Святитель Игнатий (Брянчанинов) пишет о таком духовном состоянии: «От постоянно ясной погоды высыхает земля и заводятся во множестве черви и прочие вредные насекомые. Подобно этому действует на душу продолжительное спокойствие, даже производимое благодатью: в душе зарождается высокоумие, самомнение, самонадеянность, презрение к ближним, уничижение и осуждение их и тому подобные недуги духа человеческого, самые опасные и самые страшные».


Младший сын делает выбор – и глубоко ранит этим отца. Он просит выделить ему часть полагающегося наследства в неподобающее время и в высшей степени оскорбительным образом. Обычно наследство получают после смерти родственников, и молодой человек как бы говорит отцу: «Мне хочется жить так, как я считаю нужным, но ты, к сожалению, еще жив и проживешь неизвестно сколько, а я хочу уже сейчас вести себя как вступивший в права наследства, как будто ты уже умер». Падение начинается в тот момент, когда человек заявляет о своих правах, забывая о возложенных на него обязанностях. Сын видит в отце помеху своей молодой жизни: она скоро пройдет, и юноша не успеет самореализоваться так, как считает правильным и нужным, ведь именно он – кузнец своего счастья! Пусть не физически, но все же он убивает отца, устраняет из своей жизни ограничивающий свободу авторитет и открывает дорогу в мир, где нет запретов и господствует его собственное «я».


Ф. М. Достоевский с замечательной глубиной выразил философию этого образа жизни в словах Ивана Карамазова: «Если Бога нет, то все позволено».
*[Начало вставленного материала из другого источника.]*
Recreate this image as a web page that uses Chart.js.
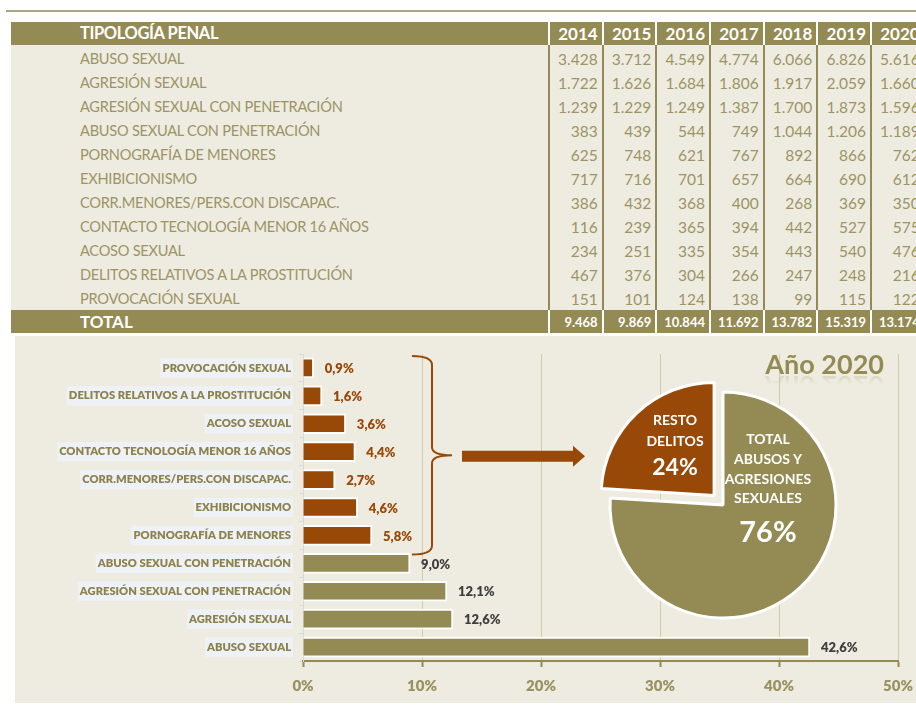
<!DOCTYPE html>
<html><head><meta charset="utf-8">
<script src="https://cdn.jsdelivr.net/npm/chart.js@4.4.0/dist/chart.umd.min.js"></script>
<style>
html,body{margin:0;padding:0;background:#fff;width:916px;height:706px;overflow:hidden;position:relative;font-family:Lato,"Open Sans",sans-serif;}
#topline{position:absolute;left:6px;top:10px;width:910px;height:2px;background:#ABA682;}
#tbl{position:absolute;left:11px;top:22px;width:905px;height:311px;background:#EEECE1;overflow:hidden;}
.abs{position:absolute;white-space:nowrap;}
#chartbg{position:absolute;left:15px;top:336px;width:901px;height:367px;background:#EEECE1;}
#bar{position:absolute;left:15px;top:336px;}
#pie{position:absolute;left:583px;top:365px;}
.pl{position:absolute;color:#fff;font-weight:bold;text-align:center;transform:translate(-50%,-50%);white-space:nowrap;font-family:Lato,sans-serif;}
#anio{position:absolute;right:32px;top:347px;font-size:27px;font-weight:bold;color:#948A54;font-family:Lato,sans-serif;-webkit-box-reflect:below -10px linear-gradient(transparent 55%, rgba(255,255,255,0.35));}
</style>
</head><body>
<div id="topline"></div>
<div id="tbl"></div>
<div id="chartbg"></div>
<canvas id="bar" width="901" height="367"></canvas>
<canvas id="pie" width="280" height="280"></canvas>
<div id="anio">Año 2020</div>
<div id="pielabels"></div>
<script>
// ---- DATA ----
const categories = ['ABUSO SEXUAL','AGRESIÓN SEXUAL','AGRESIÓN SEXUAL CON PENETRACIÓN','ABUSO SEXUAL CON PENETRACIÓN','PORNOGRAFÍA DE MENORES','EXHIBICIONISMO','CORR.MENORES/PERS.CON DISCAPAC.','CONTACTO TECNOLOGÍA MENOR 16 AÑOS','ACOSO SEXUAL','DELITOS RELATIVOS A LA PROSTITUCIÓN','PROVOCACIÓN SEXUAL'];
const years = ['2014','2015','2016','2017','2018','2019','2020'];
const v2014 = [3428,1722,1239,383,625,717,386,116,234,467,151];
const v2015 = [3712,1626,1229,439,748,716,432,239,251,376,101];
const v2016 = [4549,1684,1249,544,621,701,368,365,335,304,124];
const v2017 = [4774,1806,1387,749,767,657,400,394,354,266,138];
const v2018 = [6066,1917,1700,1044,892,664,268,442,443,247,99];
const v2019 = [6826,2059,1873,1206,866,690,369,527,540,248,115];
const v2020 = [5616,1660,1596,1189,762,612,350,575,476,216,122];
const totals = [9468,9869,10844,11692,13782,15319,13174];
const pct2020 = [42.6,12.6,12.1,9.0,5.8,4.6,2.7,4.4,3.6,1.6,0.9];
const mainGroup = [true,true,true,true,false,false,false,false,false,false,false];
const pieLabels = ['TOTAL ABUSOS Y AGRESIONES SEXUALES','RESTO DELITOS'];
const pieValues = [76,24];

const OLIVE = '#948A54', RUST = '#984807', TXT = '#9C9464';
const fmt = n => String(n).replace(/\B(?=(\d{3})+(?!\d))/g, '.');

// ---- TABLE ----
const tbl = document.getElementById('tbl');
const OX = 11, OY = 22;
const cols = [v2014,v2015,v2016,v2017,v2018,v2019,v2020];
const sepX = i => 548 + 53.67 * i;
function add(html, css) { const d = document.createElement('div'); d.className = 'abs'; d.innerHTML = html; Object.assign(d.style, css); tbl.appendChild(d); return d; }
// header
add('', {left:'0px', top:'0px', width:'960px', height:'23px', background:OLIVE});
add('TIPOLOGÍA PENAL', {left:(80-OX)+'px', top:'0px', height:'23px', lineHeight:'23px', color:'#fff', fontWeight:'bold', fontSize:'16.5px', letterSpacing:'-0.4px'});
// total row
add('', {left:'0px', top:(310-OY)+'px', width:'960px', height:'23px', background:OLIVE});
add('TOTAL', {left:(80-OX)+'px', top:(310-OY)+'px', height:'23px', lineHeight:'23px', color:'#fff', fontWeight:'bold', fontSize:'17px'});
// separators
for (let i = 0; i < 8; i++) {
  const x = sepX(i) - OX;
  add('', {left:x+'px', top:'0px', width:'2px', height:'23px', background:'#fff'});
  add('', {left:x+'px', top:'23px', width:'2px', height:(310-46+1)+'px', background:OLIVE});
  add('', {left:x+'px', top:(310-OY)+'px', width:'2px', height:'23px', background:'#fff'});
}
// year headers & values
const ROW0 = 47;
years.forEach((y, i) => {
  const right = sepX(i+1) - OX - 4;
  const w = 50;
  add(y, {left:(right-w)+'px', width:w+'px', textAlign:'right', top:'0px', height:'23px', lineHeight:'23px', color:'#fff', fontWeight:'bold', fontSize:'17px'});
  cols[i].forEach((v, r) => {
    add(fmt(v), {left:(right-w)+'px', width:w+'px', textAlign:'right', top:(ROW0-OY+24*r)+'px', height:'24px', lineHeight:'24px', color:TXT, fontSize:'15.5px'});
  });
  add(fmt(totals[i]), {left:(right-w)+'px', width:w+'px', textAlign:'right', top:(310-OY)+'px', height:'24px', lineHeight:'24px', color:'#fff', fontWeight:'bold', fontSize:'13px'});
});
categories.forEach((c, r) => {
  add(c, {left:(80-OX)+'px', top:(ROW0-OY+24*r)+'px', height:'24px', lineHeight:'24px', color:TXT, fontSize:'14.6px', letterSpacing:'-0.25px'});
});

// ---- BAR CHART ----
const barLabels = categories.slice().reverse();
const barValues = pct2020.slice().reverse();
const barMain = mainGroup.slice().reverse();

const valueLabels = {
  id: 'valueLabels',
  afterDatasetsDraw(chart) {
    const ctx = chart.ctx;
    const meta = chart.getDatasetMeta(0);
    ctx.save();
    ctx.font = '800 13px Lato, sans-serif';
    ctx.textAlign = 'left';
    ctx.textBaseline = 'middle';
    meta.data.forEach((el, i) => {
      ctx.fillStyle = barMain[i] ? '#3F3F3F' : RUST;
      ctx.fillText(barValues[i].toFixed(1).replace('.', ',') + '%', el.x + 11, el.y + 1);
    });
    ctx.restore();
  }
};
const bracket = {
  id: 'bracket',
  afterDraw(chart) {
    const ctx = chart.ctx, ys = chart.scales.y, xs = chart.scales.x;
    let first = -1, last = -1;
    barMain.forEach((m, i) => { if (!m) { if (first < 0) first = i; last = i; } });
    const top = ys.getPixelForValue(first) - 12;
    const bottom = ys.getPixelForValue(last) + 19;
    const mid = (top + bottom) / 2;
    const xl = xs.getPixelForValue(10) + 10;
    ctx.save();
    ctx.strokeStyle = RUST; ctx.lineWidth = 2;
    ctx.beginPath();
    ctx.moveTo(xl - 20, top);
    ctx.quadraticCurveTo(xl, top, xl, top + 9);
    ctx.lineTo(xl, mid - 8);
    ctx.quadraticCurveTo(xl, mid, xl + 20, mid);
    ctx.quadraticCurveTo(xl, mid, xl, mid + 8);
    ctx.lineTo(xl, bottom - 9);
    ctx.quadraticCurveTo(xl, bottom, xl - 20, bottom);
    ctx.stroke();
    // arrow
    const ax0 = xl + 30, ax1 = xl + 141, ax2 = xl + 153, ay = mid + 1;
    ctx.fillStyle = RUST;
    ctx.beginPath();
    ctx.moveTo(ax0, ay - 5.5);
    ctx.lineTo(ax1, ay - 5.5);
    ctx.lineTo(ax1, ay - 10.5);
    ctx.lineTo(ax2, ay);
    ctx.lineTo(ax1, ay + 10.5);
    ctx.lineTo(ax1, ay + 5.5);
    ctx.lineTo(ax0, ay + 5.5);
    ctx.closePath();
    ctx.fill();
    ctx.restore();
  }
};

new Chart(document.getElementById('bar'), {
  type: 'bar',
  data: { labels: barLabels, datasets: [{ data: barValues,
    backgroundColor: barMain.map(m => m ? OLIVE : RUST),
    borderColor: '#fff', borderWidth: 2, borderSkipped: 'start', barThickness: 20 }] },
  options: {
    indexAxis: 'y', responsive: false, animation: false, devicePixelRatio: 1,
    layout: { padding: { top: 18, right: 18, left: 0, bottom: 0 } },
    plugins: { legend: { display: false }, tooltip: { enabled: false } },
    scales: {
      x: { min: 0, max: 50,
        ticks: { stepSize: 10, callback: v => v + '%', color: '#9A9262', font: { family: 'Lato', size: 15, weight: '800' }, padding: 10 },
        grid: { color: '#D2CBAD', tickColor: OLIVE, tickLength: 6, tickWidth: 2 },
        border: { color: OLIVE, width: 2 },
        afterFit(s) { s.height = 42; s.paddingLeft = 0; s.paddingRight = 0; } },
      y: {
        ticks: { color: '#8C824C', font: { family: 'Lato', size: 11.2, weight: '800' }, padding: 8,
          showLabelBackdrop: true, backdropColor: '#EEF2F6', backdropPadding: { top: 3, bottom: 3, left: 2, right: 2 } },
        grid: { drawOnChartArea: false, color: '#D9D9D9', tickLength: 4 },
        border: { color: '#D9D9D9', width: 1 },
        afterFit(s) { s.width = 288; } }
    }
  },
  plugins: [valueLabels, bracket]
});

// ---- PIE ----
new Chart(document.getElementById('pie'), {
  type: 'pie',
  data: { labels: pieLabels, datasets: [{ data: pieValues, backgroundColor: [OLIVE, RUST], borderColor: '#fff', borderWidth: 3, offset: [0, 52] }] },
  options: { responsive: false, animation: false, devicePixelRatio: 1, radius: 113,
    plugins: { legend: { display: false }, tooltip: { enabled: false } } }
});

// pie labels
const pl = document.getElementById('pielabels');
function lab(t, x, y, size) { const d = document.createElement('div'); d.className = 'pl'; d.textContent = t; d.style.left = x + 'px'; d.style.top = y + 'px'; d.style.fontSize = size + 'px'; pl.appendChild(d); }
const resto = pieLabels[1].split(' ');
lab(resto[0], 675, 419, 14); lab(resto[1], 675, 440, 14); lab(pieValues[1] + '%', 675, 466, 23);
lab('TOTAL', 768, 438, 14); lab('ABUSOS Y', 768, 458, 14); lab('AGRESIONES', 768, 478, 14); lab('SEXUALES', 768, 497, 14);
lab(pieValues[0] + '%', 768, 530, 29);
</script>
</body></html>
Отец был глубоко опечален наглым и жестоким требованием, но исполнил его. Согласно ветхозаветному закону, старший сын получал две трети наследства, младший – одну треть (см.: Втор. 21: 17). Греческий оригинал притчи очень выразителен, в нем буквально сказано, что отец «разделил им свою жизнь», то есть отдал сыну не просто часть своего имущества, но часть своего сердца, самого себя. Он сделал это не потому, что был отцом-тряпкой, который не может настоять на своем и не заботится о дальнейшей судьбе своего чада. Отец поступает по любви, желая научить совершеннолетнего самостоятельного сына ответственности, которую мы берем на себя, делая жизненный выбор. Отец отдает сыну то, о чем он просит, чтобы показать его заблуждение, – не прибегая к суровым обличениям или запретам, но самым действенным способом, обучая на собственных ошибках, позволяя вкусить горечь плода свободы. Так бывает с каждым из нас: мы просим у Бога (или даже не просим, а просто берем сами как нечто само собой разумеющееся) то, что кажется нам необходимым в жизни, и Бог зачастую позволяет нам получить это – в надежде, что некогда мы захотим чего-то несравненно лучшего, захотим истинных благ, которые существуют только в доме Небесного Отца.


О различии этих истинных и мнимых благ прекрасно пишет митрополит Вениамин (Федченков): «Ну подумайте только, что обещает нам „тот“ мир! Он открывает и утверждает прежде всего, что он есть, воистину есть этот другой величайший мир. Боже! Какая радость! Если Колумб и его моряки не знали, как выразить свой восторг, и кричали в восхищении: „Земля, земля!“, то как же мы, верующие, должны радоваться и взывать: „Небо, Небо!“ Там человек сбрасывает с себя ограниченность свою – пространством и временем, сбрасывает свою большую телесность, как куколка, снимает свою оболочку прежнего червяка и радостно порхает по красивым цветам, вкушая из них сладкое питье! Там уже нет ни борьбы из-за куска хлеба, из-за одежды на нагом и беспомощном теле, из-за „жизненного места“ – из-за коего теперь ведутся ожесточеннейшие войны озверевших людей… Ну что перед этим все блага земли! Целый новый блаженный мир тайн, чудес, преславных вещей открывается вере нашей! И не понимаю, не понимаю: почему это род человеческий делает над собою такое духовное самоубийство, что хочет ограничить себя лишь этой малюсенькой планеткой – Землей, с ее несовершенством и ожидающими мертвеца тремя аршинами темной могилы, полной жадных и гнусных червей! Бедные, бедные люди! И счастливы верующие!»